— START —

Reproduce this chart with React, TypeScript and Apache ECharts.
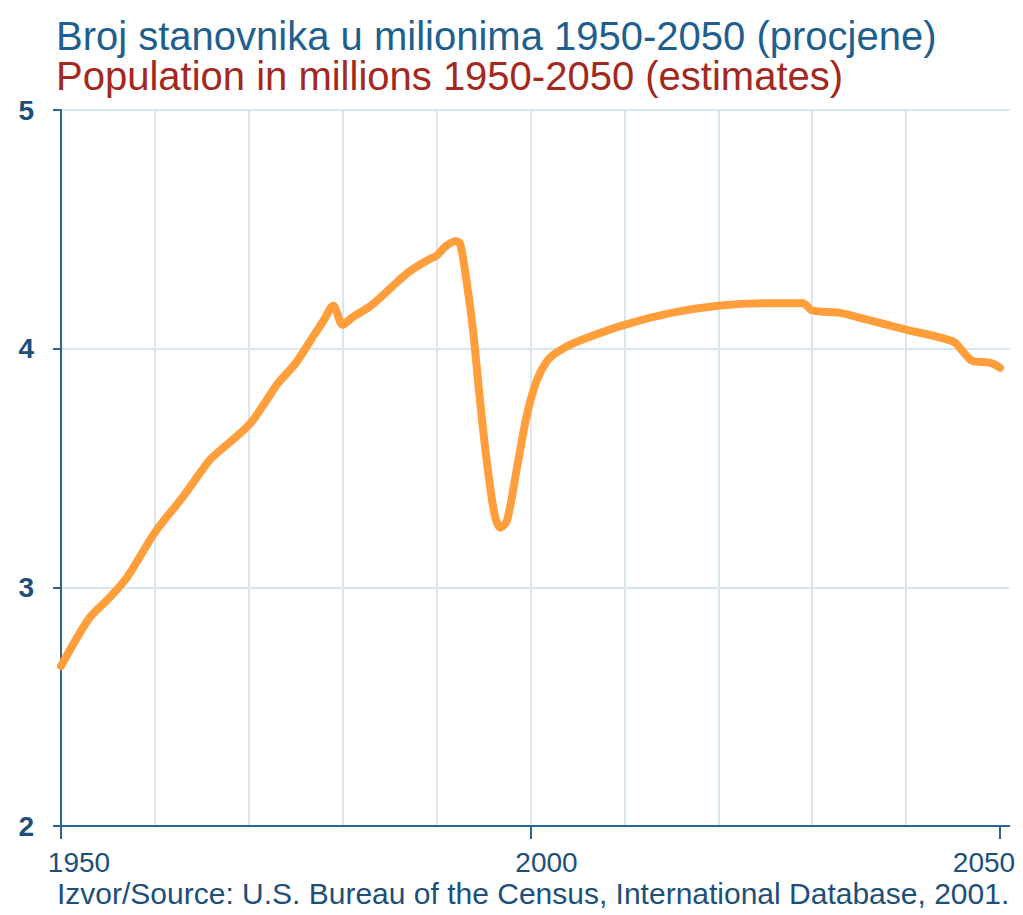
import React, { useEffect, useRef } from "react";
import * as echarts from "echarts";

const titleLine1 = "Broj stanovnika u milionima 1950-2050 (procjene)";
const titleLine2 = "Population in millions 1950-2050 (estimates)";
const sourceText = "Izvor/Source: U.S. Bureau of the Census, International Database, 2001.";

const years = [
  1950, 1953, 1955, 1957, 1960, 1963, 1965, 1966, 1970,
  1972, 1973, 1975, 1977, 1978, 1979, 1980, 1981, 1983, 1985,
  1987, 1989, 1990, 1991, 1992, 1992.5, 1993.2, 1993.9, 1994.6, 1995.4,
  1996.2, 1996.8, 1997.5, 1998.6, 1999.6, 2000.7, 2001.8, 2003, 2005, 2010,
  2015, 2020, 2025, 2029, 2030, 2033, 2035, 2040, 2045, 2046,
  2047, 2049, 2050,
];
const population = [
  2.67, 2.87, 2.95, 3.04, 3.23, 3.38, 3.49, 3.54, 3.68,
  3.79, 3.85, 3.94, 4.06, 4.12, 4.18, 4.1, 4.13, 4.18, 4.25,
  4.32, 4.37, 4.39, 4.43, 4.45, 4.44, 4.28, 4.07, 3.79, 3.51,
  3.3, 3.25, 3.28, 3.51, 3.72, 3.87, 3.95, 3.99, 4.03, 4.1,
  4.15, 4.18, 4.19, 4.19, 4.16, 4.15, 4.13, 4.08, 4.03, 3.99,
  3.95, 3.94, 3.92,
];
const xGridValues = [1950, 1960, 1970, 1980, 1990, 2000, 2010, 2020, 2030, 2040, 2050];
const xTickLabels = [1950, 2000, 2050];
const yTickLabels = [2, 3, 4, 5];

export default function App() {
  const ref = useRef<HTMLDivElement>(null);
  useEffect(() => {
    if (!ref.current) return;
    const chart = echarts.init(ref.current, null, { renderer: "svg" });
    const font = "'Liberation Sans', Arial, sans-serif";
    const axisColor = "#2a6592";
    const labelColor = "#1d4f7a";
    const gridColor = "#d8e7ef";
    chart.setOption({
      animation: false,
      backgroundColor: "#ffffff",
      textStyle: { fontFamily: font },
      title: [
        {
          text: titleLine1,
          left: 51,
          top: 11,
          textStyle: { fontFamily: font, fontSize: 40, fontWeight: "normal", color: "#1f5f8f" },
        },
        {
          text: titleLine2,
          left: 51,
          top: 51,
          textStyle: { fontFamily: font, fontSize: 40, fontWeight: "normal", color: "#a3281e" },
        },
        {
          text: sourceText,
          left: 52,
          top: 873,
          textStyle: { fontFamily: font, fontSize: 30, fontWeight: "normal", color: "#1d4f7a" },
        },
      ],
      grid: { left: 61, top: 110, right: 13.6, bottom: 89, containLabel: false },
      xAxis: [
        {
          type: "value",
          min: 1950,
          max: 2051,
          interval: 10,
          position: "bottom",
          axisLine: { show: false },
          axisTick: { show: false, customValues: xGridValues },
          axisLabel: { show: false },
          splitLine: {
            show: true,
            showMinLine: false,
            showMaxLine: false,
            lineStyle: { color: gridColor, width: 2 },
          },
        },
        {
          type: "value",
          min: 1950,
          max: 2051,
          interval: 10,
          position: "bottom",
          offset: 0,
          axisLine: { show: true, onZero: false, lineStyle: { color: axisColor, width: 2 } },
          axisTick: {
            show: true,
            customValues: xTickLabels,
            length: 13,
            lineStyle: { color: axisColor, width: 2 },
          },
          axisLabel: {
            customValues: xTickLabels,
            margin: 22,
            fontFamily: font,
            fontSize: 28,
            color: labelColor,
            formatter: (v: number) => {
              if (v === 1950) return "{a|" + v + "}";
              if (v === 2000) return "{b|" + v + "}";
              return "{c|" + v + "}";
            },
            rich: {
              a: { fontFamily: font, fontSize: 28, color: labelColor, padding: [0, 0, 0, 36] },
              b: { fontFamily: font, fontSize: 28, color: labelColor, padding: [0, 0, 0, 32] },
              c: { fontFamily: font, fontSize: 28, color: labelColor, padding: [0, 32, 0, 0] },
            },
          },
          splitLine: { show: false },
        },
      ],
      yAxis: {
        type: "value",
        min: 2,
        max: 5,
        interval: 1,
        axisLine: { show: true, onZero: false, lineStyle: { color: axisColor, width: 2 } },
        axisTick: { show: true, length: 8, lineStyle: { color: axisColor, width: 2 } },
        axisLabel: {
          margin: 27,
          fontFamily: font,
          fontSize: 28,
          fontWeight: "bold",
          color: labelColor,
          customValues: yTickLabels,
        },
        splitLine: {
          show: true,
          showMinLine: false,
          lineStyle: { color: gridColor, width: 2 },
        },
      },
      series: [
        {
          type: "line",
          xAxisIndex: 0,
          data: years.map((y, i) => [y, population[i]]),
          smooth: 0.3,
          showSymbol: false,
          symbol: "none",
          lineStyle: { color: "#ff9e3a", width: 8, cap: "round", join: "round" },
          z: 3,
        },
      ],
    });
    return () => chart.dispose();
  }, []);
  return (
    <div
      ref={ref}
      style={{ position: "fixed", left: 0, top: 0, width: 1023, height: 915 }}
    />
  );
}
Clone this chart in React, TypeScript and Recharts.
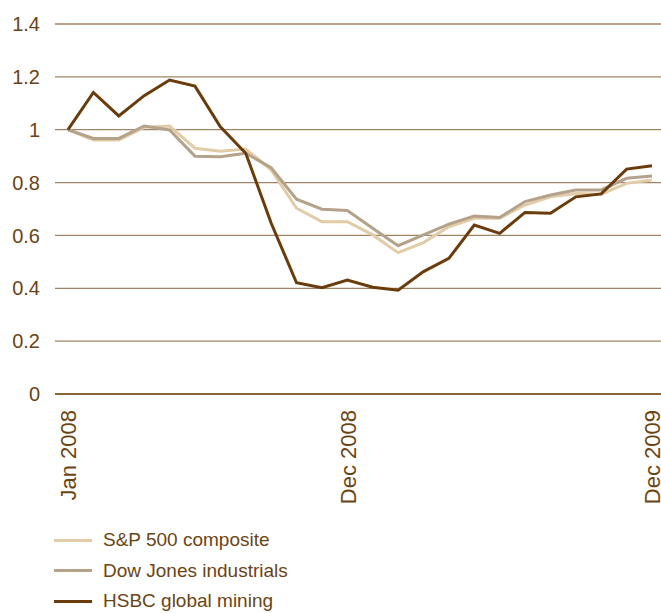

— END —

**INSTRUCTION**: Without the pictures, restate all the entries above exactly.

**THE RESULT**:
Reproduce this chart with React, TypeScript and Apache ECharts.
import React, { useEffect, useRef } from "react";
import * as echarts from "echarts";

const titleLine1 = "Broj stanovnika u milionima 1950-2050 (procjene)";
const titleLine2 = "Population in millions 1950-2050 (estimates)";
const sourceText = "Izvor/Source: U.S. Bureau of the Census, International Database, 2001.";

const years = [
  1950, 1953, 1955, 1957, 1960, 1963, 1965, 1966, 1970,
  1972, 1973, 1975, 1977, 1978, 1979, 1980, 1981, 1983, 1985,
  1987, 1989, 1990, 1991, 1992, 1992.5, 1993.2, 1993.9, 1994.6, 1995.4,
  1996.2, 1996.8, 1997.5, 1998.6, 1999.6, 2000.7, 2001.8, 2003, 2005, 2010,
  2015, 2020, 2025, 2029, 2030, 2033, 2035, 2040, 2045, 2046,
  2047, 2049, 2050,
];
const population = [
  2.67, 2.87, 2.95, 3.04, 3.23, 3.38, 3.49, 3.54, 3.68,
  3.79, 3.85, 3.94, 4.06, 4.12, 4.18, 4.1, 4.13, 4.18, 4.25,
  4.32, 4.37, 4.39, 4.43, 4.45, 4.44, 4.28, 4.07, 3.79, 3.51,
  3.3, 3.25, 3.28, 3.51, 3.72, 3.87, 3.95, 3.99, 4.03, 4.1,
  4.15, 4.18, 4.19, 4.19, 4.16, 4.15, 4.13, 4.08, 4.03, 3.99,
  3.95, 3.94, 3.92,
];
const xGridValues = [1950, 1960, 1970, 1980, 1990, 2000, 2010, 2020, 2030, 2040, 2050];
const xTickLabels = [1950, 2000, 2050];
const yTickLabels = [2, 3, 4, 5];

export default function App() {
  const ref = useRef<HTMLDivElement>(null);
  useEffect(() => {
    if (!ref.current) return;
    const chart = echarts.init(ref.current, null, { renderer: "svg" });
    const font = "'Liberation Sans', Arial, sans-serif";
    const axisColor = "#2a6592";
    const labelColor = "#1d4f7a";
    const gridColor = "#d8e7ef";
    chart.setOption({
      animation: false,
      backgroundColor: "#ffffff",
      textStyle: { fontFamily: font },
      title: [
        {
          text: titleLine1,
          left: 51,
          top: 11,
          textStyle: { fontFamily: font, fontSize: 40, fontWeight: "normal", color: "#1f5f8f" },
        },
        {
          text: titleLine2,
          left: 51,
          top: 51,
          textStyle: { fontFamily: font, fontSize: 40, fontWeight: "normal", color: "#a3281e" },
        },
        {
          text: sourceText,
          left: 52,
          top: 873,
          textStyle: { fontFamily: font, fontSize: 30, fontWeight: "normal", color: "#1d4f7a" },
        },
      ],
      grid: { left: 61, top: 110, right: 13.6, bottom: 89, containLabel: false },
      xAxis: [
        {
          type: "value",
          min: 1950,
          max: 2051,
          interval: 10,
          position: "bottom",
          axisLine: { show: false },
          axisTick: { show: false, customValues: xGridValues },
          axisLabel: { show: false },
          splitLine: {
            show: true,
            showMinLine: false,
            showMaxLine: false,
            lineStyle: { color: gridColor, width: 2 },
          },
        },
        {
          type: "value",
          min: 1950,
          max: 2051,
          interval: 10,
          position: "bottom",
          offset: 0,
          axisLine: { show: true, onZero: false, lineStyle: { color: axisColor, width: 2 } },
          axisTick: {
            show: true,
            customValues: xTickLabels,
            length: 13,
            lineStyle: { color: axisColor, width: 2 },
          },
          axisLabel: {
            customValues: xTickLabels,
            margin: 22,
            fontFamily: font,
            fontSize: 28,
            color: labelColor,
            formatter: (v: number) => {
              if (v === 1950) return "{a|" + v + "}";
              if (v === 2000) return "{b|" + v + "}";
              return "{c|" + v + "}";
            },
            rich: {
              a: { fontFamily: font, fontSize: 28, color: labelColor, padding: [0, 0, 0, 36] },
              b: { fontFamily: font, fontSize: 28, color: labelColor, padding: [0, 0, 0, 32] },
              c: { fontFamily: font, fontSize: 28, color: labelColor, padding: [0, 32, 0, 0] },
            },
          },
          splitLine: { show: false },
        },
      ],
      yAxis: {
        type: "value",
        min: 2,
        max: 5,
        interval: 1,
        axisLine: { show: true, onZero: false, lineStyle: { color: axisColor, width: 2 } },
        axisTick: { show: true, length: 8, lineStyle: { color: axisColor, width: 2 } },
        axisLabel: {
          margin: 27,
          fontFamily: font,
          fontSize: 28,
          fontWeight: "bold",
          color: labelColor,
          customValues: yTickLabels,
        },
        splitLine: {
          show: true,
          showMinLine: false,
          lineStyle: { color: gridColor, width: 2 },
        },
      },
      series: [
        {
          type: "line",
          xAxisIndex: 0,
          data: years.map((y, i) => [y, population[i]]),
          smooth: 0.3,
          showSymbol: false,
          symbol: "none",
          lineStyle: { color: "#ff9e3a", width: 8, cap: "round", join: "round" },
          z: 3,
        },
      ],
    });
    return () => chart.dispose();
  }, []);
  return (
    <div
      ref={ref}
      style={{ position: "fixed", left: 0, top: 0, width: 1023, height: 915 }}
    />
  );
}
Clone this chart in React, TypeScript and Recharts.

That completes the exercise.